**Given problem**:
Copy out the whole listing exactly as written, leaving the pictures behind.

**Data segment**:
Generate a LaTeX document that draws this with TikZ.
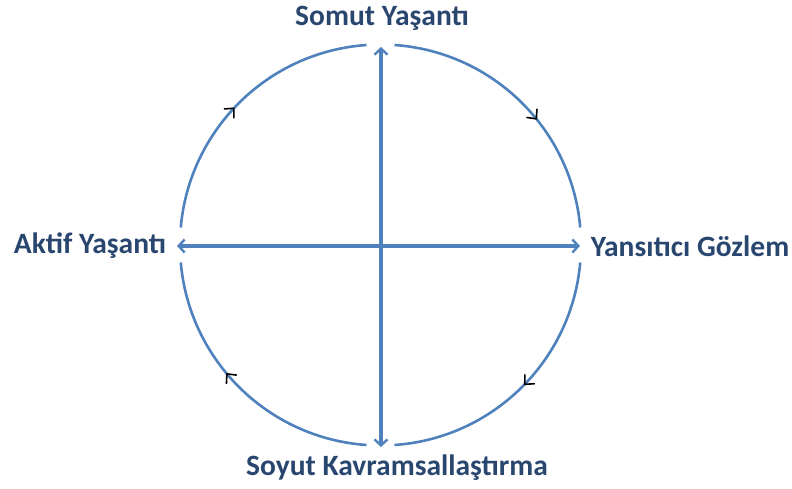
\documentclass[tikz,border=0pt]{standalone}
\usepackage{fontspec}
\setmainfont{Carlito}
\usetikzlibrary{arrows.meta,calc}
\definecolor{lineblue}{HTML}{4F81BD}
\definecolor{txtblue}{HTML}{29466F}
\tikzset{
  lbl/.style={font=\fontsize{29.5}{34}\selectfont\bfseries, text=txtblue, inner sep=0pt},
  axis/.style={draw=lineblue, line width=3.2pt, {Straight Barb[length=6pt,width=13pt,line width=2.4pt]}-{Straight Barb[length=6pt,width=13pt,line width=2.4pt]}},
  ring/.style={draw=lineblue, line width=2.6pt},
  flowtip/.style={draw=black, line width=1.6pt, line cap=round, line join=round}
}
\begin{document}
\begin{tikzpicture}[x=1pt,y=1pt]
\useasboundingbox (0,0) rectangle (792,-489);
\coordinate (c) at (380.5,-245);
\node[lbl] (top) at (382,-18) {Somut Yaşantı};
\node[lbl] (left) at (90,-246) {Aktif Yaşantı};
\node[lbl] (right) at (690,-246) {Yansıtıcı Gözlem};
\node[lbl] (bottom) at (397,-468) {Soyut Kavramsallaştırma};
\coordinate (vt) at (381,-47);
\coordinate (vb) at (381,-447);
\coordinate (hl) at (177,-246);
\coordinate (hr) at (580,-246);
\draw[axis] (vt) -- (vb);
\draw[axis] (hl) -- (hr);
\draw[ring] (c) ++(86:200.5) arc[start angle=86, end angle=5, radius=200.5];
\draw[ring] (c) ++(-5:200.5) arc[start angle=-5, end angle=-86, radius=200.5];
\draw[ring] (c) ++(-94:200.5) arc[start angle=-94, end angle=-175, radius=200.5];
\draw[ring] (c) ++(175:200.5) arc[start angle=175, end angle=94, radius=200.5];
\foreach \a in {39,-44,-140,137}{
  \draw[flowtip, shift={($(c)+(\a:200.5)$)}, rotate=\a-90] (-7,6.5) -- (0,0) -- (-7,-6.5);
}
\end{tikzpicture}
\end{document}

**Response below**:
Generate a LaTeX document that draws this with TikZ.
\documentclass[tikz,border=0pt]{standalone}
\usepackage{fontspec}
\setmainfont{Carlito}
\usetikzlibrary{arrows.meta,calc}
\definecolor{lineblue}{HTML}{4F81BD}
\definecolor{txtblue}{HTML}{29466F}
\tikzset{
  lbl/.style={font=\fontsize{29.5}{34}\selectfont\bfseries, text=txtblue, inner sep=0pt},
  axis/.style={draw=lineblue, line width=3.2pt, {Straight Barb[length=6pt,width=13pt,line width=2.4pt]}-{Straight Barb[length=6pt,width=13pt,line width=2.4pt]}},
  ring/.style={draw=lineblue, line width=2.6pt},
  flowtip/.style={draw=black, line width=1.6pt, line cap=round, line join=round}
}
\begin{document}
\begin{tikzpicture}[x=1pt,y=1pt]
\useasboundingbox (0,0) rectangle (792,-489);
\coordinate (c) at (380.5,-245);
\node[lbl] (top) at (382,-18) {Somut Yaşantı};
\node[lbl] (left) at (90,-246) {Aktif Yaşantı};
\node[lbl] (right) at (690,-246) {Yansıtıcı Gözlem};
\node[lbl] (bottom) at (397,-468) {Soyut Kavramsallaştırma};
\coordinate (vt) at (381,-47);
\coordinate (vb) at (381,-447);
\coordinate (hl) at (177,-246);
\coordinate (hr) at (580,-246);
\draw[axis] (vt) -- (vb);
\draw[axis] (hl) -- (hr);
\draw[ring] (c) ++(86:200.5) arc[start angle=86, end angle=5, radius=200.5];
\draw[ring] (c) ++(-5:200.5) arc[start angle=-5, end angle=-86, radius=200.5];
\draw[ring] (c) ++(-94:200.5) arc[start angle=-94, end angle=-175, radius=200.5];
\draw[ring] (c) ++(175:200.5) arc[start angle=175, end angle=94, radius=200.5];
\foreach \a in {39,-44,-140,137}{
  \draw[flowtip, shift={($(c)+(\a:200.5)$)}, rotate=\a-90] (-7,6.5) -- (0,0) -- (-7,-6.5);
}
\end{tikzpicture}
\end{document}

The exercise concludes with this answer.